- [Records for this task]
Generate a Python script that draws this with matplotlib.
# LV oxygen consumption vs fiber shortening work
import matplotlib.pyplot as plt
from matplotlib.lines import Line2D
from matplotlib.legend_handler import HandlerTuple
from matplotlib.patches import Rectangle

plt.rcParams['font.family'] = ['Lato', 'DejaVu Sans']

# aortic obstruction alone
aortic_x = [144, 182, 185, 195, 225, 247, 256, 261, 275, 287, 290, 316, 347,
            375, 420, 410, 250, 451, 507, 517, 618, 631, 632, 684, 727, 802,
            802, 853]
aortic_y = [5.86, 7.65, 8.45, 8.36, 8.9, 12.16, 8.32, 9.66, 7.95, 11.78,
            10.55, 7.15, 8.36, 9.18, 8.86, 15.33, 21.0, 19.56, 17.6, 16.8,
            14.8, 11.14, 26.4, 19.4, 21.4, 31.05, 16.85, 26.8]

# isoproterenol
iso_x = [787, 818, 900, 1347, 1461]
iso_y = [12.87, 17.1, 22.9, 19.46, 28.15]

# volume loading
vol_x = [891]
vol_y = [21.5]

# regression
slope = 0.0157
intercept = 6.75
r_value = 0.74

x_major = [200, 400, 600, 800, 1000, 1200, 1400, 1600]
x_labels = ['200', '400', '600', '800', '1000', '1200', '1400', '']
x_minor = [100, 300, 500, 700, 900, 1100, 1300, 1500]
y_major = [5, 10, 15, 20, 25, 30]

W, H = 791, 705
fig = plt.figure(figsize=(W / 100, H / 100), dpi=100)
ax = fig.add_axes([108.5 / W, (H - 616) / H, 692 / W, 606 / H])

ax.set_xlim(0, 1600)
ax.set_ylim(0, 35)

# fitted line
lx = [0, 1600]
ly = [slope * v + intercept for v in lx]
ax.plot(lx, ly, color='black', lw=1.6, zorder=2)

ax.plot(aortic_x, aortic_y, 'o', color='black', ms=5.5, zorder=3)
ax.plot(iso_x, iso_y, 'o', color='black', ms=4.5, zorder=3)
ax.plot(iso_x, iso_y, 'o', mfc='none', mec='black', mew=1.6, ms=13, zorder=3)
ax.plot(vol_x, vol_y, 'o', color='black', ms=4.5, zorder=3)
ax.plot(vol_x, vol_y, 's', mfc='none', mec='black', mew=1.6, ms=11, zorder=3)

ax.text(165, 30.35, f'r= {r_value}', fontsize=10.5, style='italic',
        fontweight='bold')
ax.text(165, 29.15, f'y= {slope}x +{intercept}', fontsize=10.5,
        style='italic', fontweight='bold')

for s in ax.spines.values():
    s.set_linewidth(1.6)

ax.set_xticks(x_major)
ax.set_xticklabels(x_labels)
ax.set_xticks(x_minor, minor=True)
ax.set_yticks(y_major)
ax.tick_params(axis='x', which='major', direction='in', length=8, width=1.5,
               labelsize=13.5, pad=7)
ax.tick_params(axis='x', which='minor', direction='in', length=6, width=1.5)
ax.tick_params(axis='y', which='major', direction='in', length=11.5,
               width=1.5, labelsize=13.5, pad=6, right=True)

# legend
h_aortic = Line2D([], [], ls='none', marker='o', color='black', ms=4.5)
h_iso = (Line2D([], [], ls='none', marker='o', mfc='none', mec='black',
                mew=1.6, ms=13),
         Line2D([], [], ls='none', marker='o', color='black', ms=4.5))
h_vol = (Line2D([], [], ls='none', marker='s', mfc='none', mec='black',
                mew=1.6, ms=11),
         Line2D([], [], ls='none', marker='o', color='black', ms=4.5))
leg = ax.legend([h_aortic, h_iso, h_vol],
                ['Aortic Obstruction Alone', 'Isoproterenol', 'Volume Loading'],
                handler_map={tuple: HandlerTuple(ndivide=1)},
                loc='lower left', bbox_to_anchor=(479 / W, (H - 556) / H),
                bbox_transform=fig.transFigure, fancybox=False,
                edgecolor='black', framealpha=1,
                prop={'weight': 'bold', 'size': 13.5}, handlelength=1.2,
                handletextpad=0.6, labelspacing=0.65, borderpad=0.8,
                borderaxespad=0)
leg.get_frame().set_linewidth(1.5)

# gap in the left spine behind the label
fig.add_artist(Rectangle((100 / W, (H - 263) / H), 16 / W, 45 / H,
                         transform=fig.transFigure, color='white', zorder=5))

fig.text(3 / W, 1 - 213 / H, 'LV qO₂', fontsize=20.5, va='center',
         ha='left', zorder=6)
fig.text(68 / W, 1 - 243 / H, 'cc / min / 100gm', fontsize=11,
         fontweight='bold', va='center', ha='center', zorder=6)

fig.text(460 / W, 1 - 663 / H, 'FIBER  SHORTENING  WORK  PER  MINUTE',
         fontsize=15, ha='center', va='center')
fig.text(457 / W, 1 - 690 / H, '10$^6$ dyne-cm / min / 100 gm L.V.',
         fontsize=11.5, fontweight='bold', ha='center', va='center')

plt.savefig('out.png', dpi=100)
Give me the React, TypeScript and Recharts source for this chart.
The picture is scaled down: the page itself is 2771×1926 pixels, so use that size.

- [Task statement]
Write out, exactly and with nothing else, the lines of the listing above from its first line through the line with "plt.rcParams['font.family'] = ['Lato', 'DejaVu".

- [Solution below]
Generate a Python script that draws this with matplotlib.
# LV oxygen consumption vs fiber shortening work
import matplotlib.pyplot as plt
from matplotlib.lines import Line2D
from matplotlib.legend_handler import HandlerTuple
from matplotlib.patches import Rectangle

plt.rcParams['font.family'] = ['Lato', 'DejaVu Sans']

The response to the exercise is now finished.